- **EXERCISE INSTRUCTIONS**
Set all the material down again unchanged, without the pictures.

- **DATA EXTRACT**

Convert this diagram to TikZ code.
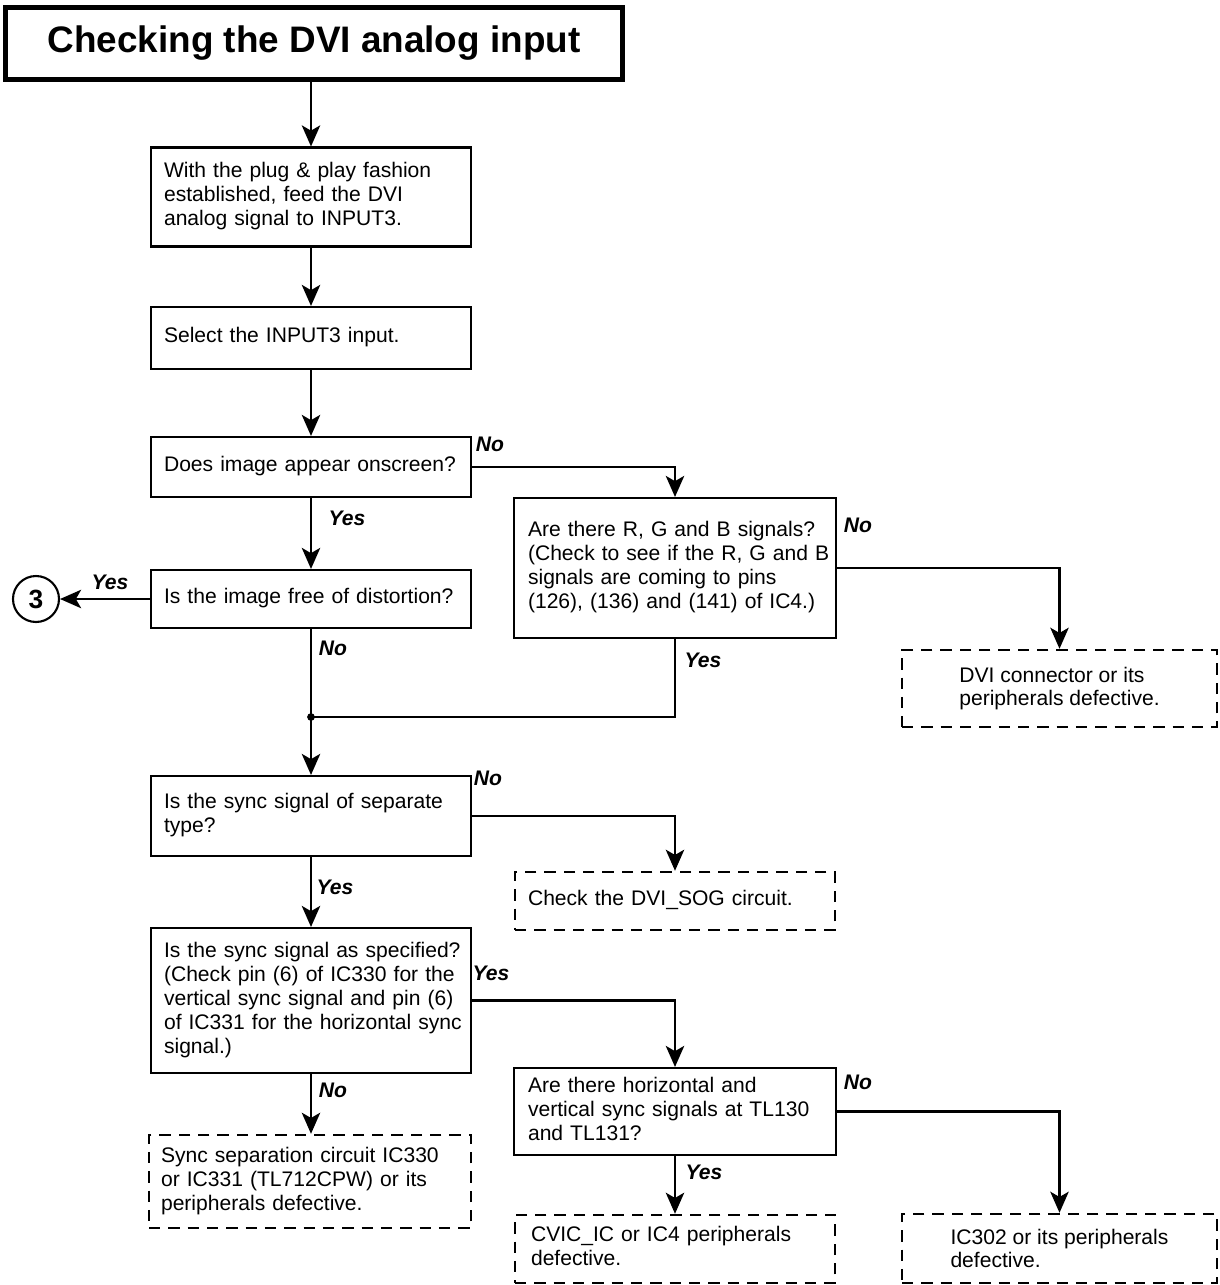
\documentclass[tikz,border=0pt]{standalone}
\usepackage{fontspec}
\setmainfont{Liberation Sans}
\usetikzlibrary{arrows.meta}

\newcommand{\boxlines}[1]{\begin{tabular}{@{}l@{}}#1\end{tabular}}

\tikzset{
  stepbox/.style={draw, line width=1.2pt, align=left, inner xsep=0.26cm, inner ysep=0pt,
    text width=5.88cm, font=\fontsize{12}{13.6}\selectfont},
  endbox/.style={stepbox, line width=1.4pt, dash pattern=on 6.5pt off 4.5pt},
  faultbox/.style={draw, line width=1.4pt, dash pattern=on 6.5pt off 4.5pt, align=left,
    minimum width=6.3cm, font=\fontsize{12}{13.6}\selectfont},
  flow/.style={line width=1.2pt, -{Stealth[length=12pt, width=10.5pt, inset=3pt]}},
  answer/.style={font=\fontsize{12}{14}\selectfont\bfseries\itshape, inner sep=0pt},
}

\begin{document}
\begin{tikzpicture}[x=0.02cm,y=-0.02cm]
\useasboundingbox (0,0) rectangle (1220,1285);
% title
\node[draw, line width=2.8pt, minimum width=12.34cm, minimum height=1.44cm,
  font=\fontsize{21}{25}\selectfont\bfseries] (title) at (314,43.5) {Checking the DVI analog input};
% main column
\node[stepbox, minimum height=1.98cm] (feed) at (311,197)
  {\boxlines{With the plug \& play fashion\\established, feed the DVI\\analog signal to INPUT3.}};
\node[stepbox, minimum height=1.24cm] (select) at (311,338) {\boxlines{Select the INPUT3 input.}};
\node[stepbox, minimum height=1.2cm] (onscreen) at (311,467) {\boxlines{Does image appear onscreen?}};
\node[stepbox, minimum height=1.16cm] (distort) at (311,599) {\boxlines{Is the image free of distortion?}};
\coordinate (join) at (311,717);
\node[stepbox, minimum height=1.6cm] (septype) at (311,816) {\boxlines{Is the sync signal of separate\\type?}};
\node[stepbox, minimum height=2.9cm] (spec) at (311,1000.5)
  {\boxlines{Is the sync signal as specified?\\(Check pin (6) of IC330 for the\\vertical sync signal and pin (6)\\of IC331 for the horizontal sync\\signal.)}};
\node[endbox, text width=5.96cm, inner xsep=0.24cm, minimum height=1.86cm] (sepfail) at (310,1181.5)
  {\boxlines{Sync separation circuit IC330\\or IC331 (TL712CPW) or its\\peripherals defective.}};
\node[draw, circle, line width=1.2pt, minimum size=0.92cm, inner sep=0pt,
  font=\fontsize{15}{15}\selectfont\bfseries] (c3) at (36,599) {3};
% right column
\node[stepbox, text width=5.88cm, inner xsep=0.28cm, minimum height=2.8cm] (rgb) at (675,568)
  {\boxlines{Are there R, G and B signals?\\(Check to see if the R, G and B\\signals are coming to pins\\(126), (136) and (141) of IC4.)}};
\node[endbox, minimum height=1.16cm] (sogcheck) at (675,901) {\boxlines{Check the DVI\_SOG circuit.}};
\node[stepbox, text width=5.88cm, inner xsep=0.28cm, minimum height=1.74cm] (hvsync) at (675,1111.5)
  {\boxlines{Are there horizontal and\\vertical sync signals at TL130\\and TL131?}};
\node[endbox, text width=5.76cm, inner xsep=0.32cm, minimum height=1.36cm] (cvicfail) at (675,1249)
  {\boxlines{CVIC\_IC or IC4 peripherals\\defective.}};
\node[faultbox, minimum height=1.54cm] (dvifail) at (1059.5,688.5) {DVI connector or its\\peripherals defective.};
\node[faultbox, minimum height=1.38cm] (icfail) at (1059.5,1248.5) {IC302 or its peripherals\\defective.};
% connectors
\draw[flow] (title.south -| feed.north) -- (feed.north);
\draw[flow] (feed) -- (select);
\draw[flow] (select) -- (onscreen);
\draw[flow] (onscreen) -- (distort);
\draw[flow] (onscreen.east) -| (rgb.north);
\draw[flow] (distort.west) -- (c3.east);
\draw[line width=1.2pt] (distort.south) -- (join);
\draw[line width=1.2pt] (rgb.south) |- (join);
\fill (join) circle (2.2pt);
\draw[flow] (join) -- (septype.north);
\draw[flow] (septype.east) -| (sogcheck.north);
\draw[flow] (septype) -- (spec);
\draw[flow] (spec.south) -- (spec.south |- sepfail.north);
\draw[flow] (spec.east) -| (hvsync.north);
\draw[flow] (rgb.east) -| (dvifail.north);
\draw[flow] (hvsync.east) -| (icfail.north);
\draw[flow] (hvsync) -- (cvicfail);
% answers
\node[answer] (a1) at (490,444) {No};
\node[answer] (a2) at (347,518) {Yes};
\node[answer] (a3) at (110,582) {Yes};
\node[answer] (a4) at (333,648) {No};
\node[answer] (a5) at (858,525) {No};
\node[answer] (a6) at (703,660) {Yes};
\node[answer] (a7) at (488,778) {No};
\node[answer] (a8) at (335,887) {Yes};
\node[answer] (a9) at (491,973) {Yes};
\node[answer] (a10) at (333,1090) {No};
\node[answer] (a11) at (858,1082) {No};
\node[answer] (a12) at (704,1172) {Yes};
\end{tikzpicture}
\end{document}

- **ANSWER**
Convert this diagram to TikZ code.
\documentclass[tikz,border=0pt]{standalone}
\usepackage{fontspec}
\setmainfont{Liberation Sans}
\usetikzlibrary{arrows.meta}

\newcommand{\boxlines}[1]{\begin{tabular}{@{}l@{}}#1\end{tabular}}

\tikzset{
  stepbox/.style={draw, line width=1.2pt, align=left, inner xsep=0.26cm, inner ysep=0pt,
    text width=5.88cm, font=\fontsize{12}{13.6}\selectfont},
  endbox/.style={stepbox, line width=1.4pt, dash pattern=on 6.5pt off 4.5pt},
  faultbox/.style={draw, line width=1.4pt, dash pattern=on 6.5pt off 4.5pt, align=left,
    minimum width=6.3cm, font=\fontsize{12}{13.6}\selectfont},
  flow/.style={line width=1.2pt, -{Stealth[length=12pt, width=10.5pt, inset=3pt]}},
  answer/.style={font=\fontsize{12}{14}\selectfont\bfseries\itshape, inner sep=0pt},
}

\begin{document}
\begin{tikzpicture}[x=0.02cm,y=-0.02cm]
\useasboundingbox (0,0) rectangle (1220,1285);
% title
\node[draw, line width=2.8pt, minimum width=12.34cm, minimum height=1.44cm,
  font=\fontsize{21}{25}\selectfont\bfseries] (title) at (314,43.5) {Checking the DVI analog input};
% main column
\node[stepbox, minimum height=1.98cm] (feed) at (311,197)
  {\boxlines{With the plug \& play fashion\\established, feed the DVI\\analog signal to INPUT3.}};
\node[stepbox, minimum height=1.24cm] (select) at (311,338) {\boxlines{Select the INPUT3 input.}};
\node[stepbox, minimum height=1.2cm] (onscreen) at (311,467) {\boxlines{Does image appear onscreen?}};
\node[stepbox, minimum height=1.16cm] (distort) at (311,599) {\boxlines{Is the image free of distortion?}};
\coordinate (join) at (311,717);
\node[stepbox, minimum height=1.6cm] (septype) at (311,816) {\boxlines{Is the sync signal of separate\\type?}};
\node[stepbox, minimum height=2.9cm] (spec) at (311,1000.5)
  {\boxlines{Is the sync signal as specified?\\(Check pin (6) of IC330 for the\\vertical sync signal and pin (6)\\of IC331 for the horizontal sync\\signal.)}};
\node[endbox, text width=5.96cm, inner xsep=0.24cm, minimum height=1.86cm] (sepfail) at (310,1181.5)
  {\boxlines{Sync separation circuit IC330\\or IC331 (TL712CPW) or its\\peripherals defective.}};
\node[draw, circle, line width=1.2pt, minimum size=0.92cm, inner sep=0pt,
  font=\fontsize{15}{15}\selectfont\bfseries] (c3) at (36,599) {3};
% right column
\node[stepbox, text width=5.88cm, inner xsep=0.28cm, minimum height=2.8cm] (rgb) at (675,568)
  {\boxlines{Are there R, G and B signals?\\(Check to see if the R, G and B\\signals are coming to pins\\(126), (136) and (141) of IC4.)}};
\node[endbox, minimum height=1.16cm] (sogcheck) at (675,901) {\boxlines{Check the DVI\_SOG circuit.}};
\node[stepbox, text width=5.88cm, inner xsep=0.28cm, minimum height=1.74cm] (hvsync) at (675,1111.5)
  {\boxlines{Are there horizontal and\\vertical sync signals at TL130\\and TL131?}};
\node[endbox, text width=5.76cm, inner xsep=0.32cm, minimum height=1.36cm] (cvicfail) at (675,1249)
  {\boxlines{CVIC\_IC or IC4 peripherals\\defective.}};
\node[faultbox, minimum height=1.54cm] (dvifail) at (1059.5,688.5) {DVI connector or its\\peripherals defective.};
\node[faultbox, minimum height=1.38cm] (icfail) at (1059.5,1248.5) {IC302 or its peripherals\\defective.};
% connectors
\draw[flow] (title.south -| feed.north) -- (feed.north);
\draw[flow] (feed) -- (select);
\draw[flow] (select) -- (onscreen);
\draw[flow] (onscreen) -- (distort);
\draw[flow] (onscreen.east) -| (rgb.north);
\draw[flow] (distort.west) -- (c3.east);
\draw[line width=1.2pt] (distort.south) -- (join);
\draw[line width=1.2pt] (rgb.south) |- (join);
\fill (join) circle (2.2pt);
\draw[flow] (join) -- (septype.north);
\draw[flow] (septype.east) -| (sogcheck.north);
\draw[flow] (septype) -- (spec);
\draw[flow] (spec.south) -- (spec.south |- sepfail.north);
\draw[flow] (spec.east) -| (hvsync.north);
\draw[flow] (rgb.east) -| (dvifail.north);
\draw[flow] (hvsync.east) -| (icfail.north);
\draw[flow] (hvsync) -- (cvicfail);
% answers
\node[answer] (a1) at (490,444) {No};
\node[answer] (a2) at (347,518) {Yes};
\node[answer] (a3) at (110,582) {Yes};
\node[answer] (a4) at (333,648) {No};
\node[answer] (a5) at (858,525) {No};
\node[answer] (a6) at (703,660) {Yes};
\node[answer] (a7) at (488,778) {No};
\node[answer] (a8) at (335,887) {Yes};
\node[answer] (a9) at (491,973) {Yes};
\node[answer] (a10) at (333,1090) {No};
\node[answer] (a11) at (858,1082) {No};
\node[answer] (a12) at (704,1172) {Yes};
\end{tikzpicture}
\end{document}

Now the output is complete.